Buzz and his gangsters steal two cars for the duel and several Dawson High students gather to watch the race. Jim and Buzz both fearlessly drive toward the edge of the cliff and Jim jumps out at the last possible instant while Buzz’s sleeve is caught on the door handle and he plunges to his death.
Jim looks in horror at the death and wreckage and the other shocked teens flee the scene. Jim drives Judy and Plato home and then returns to his parents to confess his involvement in the accident which has now made the news.
Jim grabs his father and threatens him when his father advises him not to admit his involvement in the fatal car crash. He leaves home and soon finds Judy, who agrees to go live with him in a nearby large abandoned house that Plato has told them about.
Police release Buzz’s gang members, Moose, Crunch, and Goon (Dennis Hopper), who soon track down Plato, accuse him of ratting to the police, and then extract Jim’s address from him. The gang then goes and strings a live chicken above Jim’s front door, attempts to find his whereabouts from Frank, and are refused.

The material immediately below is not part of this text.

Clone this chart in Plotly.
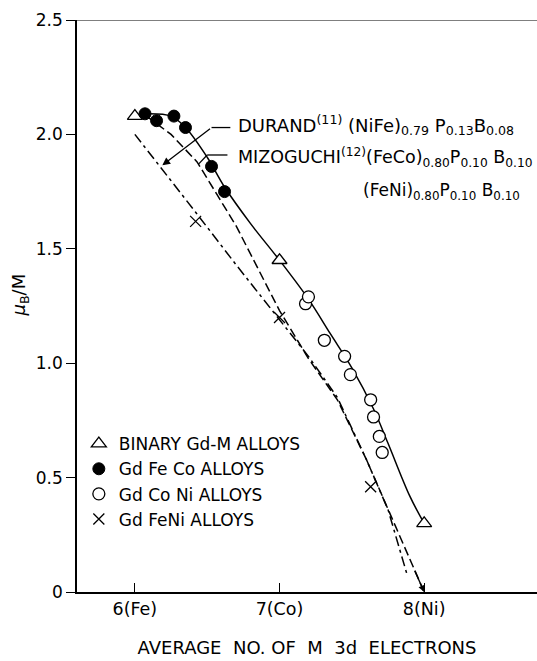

Plato finds Jim and Judy in the large old house and fantasizes about living with the two of them as a family. He brings his mother’s gun with him for protection. When Moose, Crunch and Goon track down the three of them and threaten them, Plato shoots Moose and flees to a nearby observatory.
Police are called to the scene and corner Plato. Jim urges them not to molest Plato, and gives him his red jacket in exchange for the gun. He secretly removes the bullets from the gun and returns to the police who, unaware that Plato’s gun has no ammunition, fatally shoot him when he bolts out of the observatory and charges at them.
Jim’s father arrives on the scene and promises to be a man for his son. Judy and Jim, now a couple, grieve over the loss of Plato.
While Rebel Without a Cause seems tame by contemporary standards, both as a realistic view of juvenile delinquency as we know and see it today and as a study in violence and family conflict, it was revolutionary for its time and was actually censored and given an X-rating in the UK and New Zealand.
When we see the neatly groomed “goons” with slicked back hair and ties and jackets we are apt to think of the 50’s as the golden age of delinquency, particularly in comparison with such later artistic expressions as Boyz n the Hood (1991) and any hip hop video, lyrics and song of today.
But what the far more realistic violence, pornography, crudity and vulgarity of today’s films and music gain in credibility they lose in artistry. Which one among them has given us a character like James Dean, who, through a combination of personal charisma, the mysterious cult of androgynous sexuality, and the martyrdom of an early death, gives Rebel Without a Cause the status of an irreplaceable time capsule?
For when we watch this particular movie today, more than any other ever made, we are seeing an instant in time captured, a moment in history when we, our parents or our grandparents experienced the first ever incarnation of “cool”.
The heroes of our modern dramas can never be “cool” in the way that Dean was. He invented, most spectacularly in the role of the Jim Stark, but equally as Jet Rink in Giant, and Cal Trask in East of Eden, the angst-ridden, troubled, often-inarticulate modern youth who somehow maintains a sense of dignity and resolution despite the violence, arrogance and cruelty of the society around him.
The Dean persona has become one of the trademarks of that brief moment in time when the three movies that featured him were produced. No one else talked or moved like him, but as a result of the impression he made on those he left behind, we who were not alive during his era are likely to think he personified it.
Some would argue that Dean was like Clark Gable, who once described himself as a “lucky slob” who “happened to be in the right place at the right time”. Dean was lucky in the sense that he was given perfect material for his peculiar talent and personality and surrounded by skilled colleagues who helped him harness his energies to their full potential.
But luck and circumstances alone didn’t make him what he was. If so, another one like him might have come along, and no one ever did.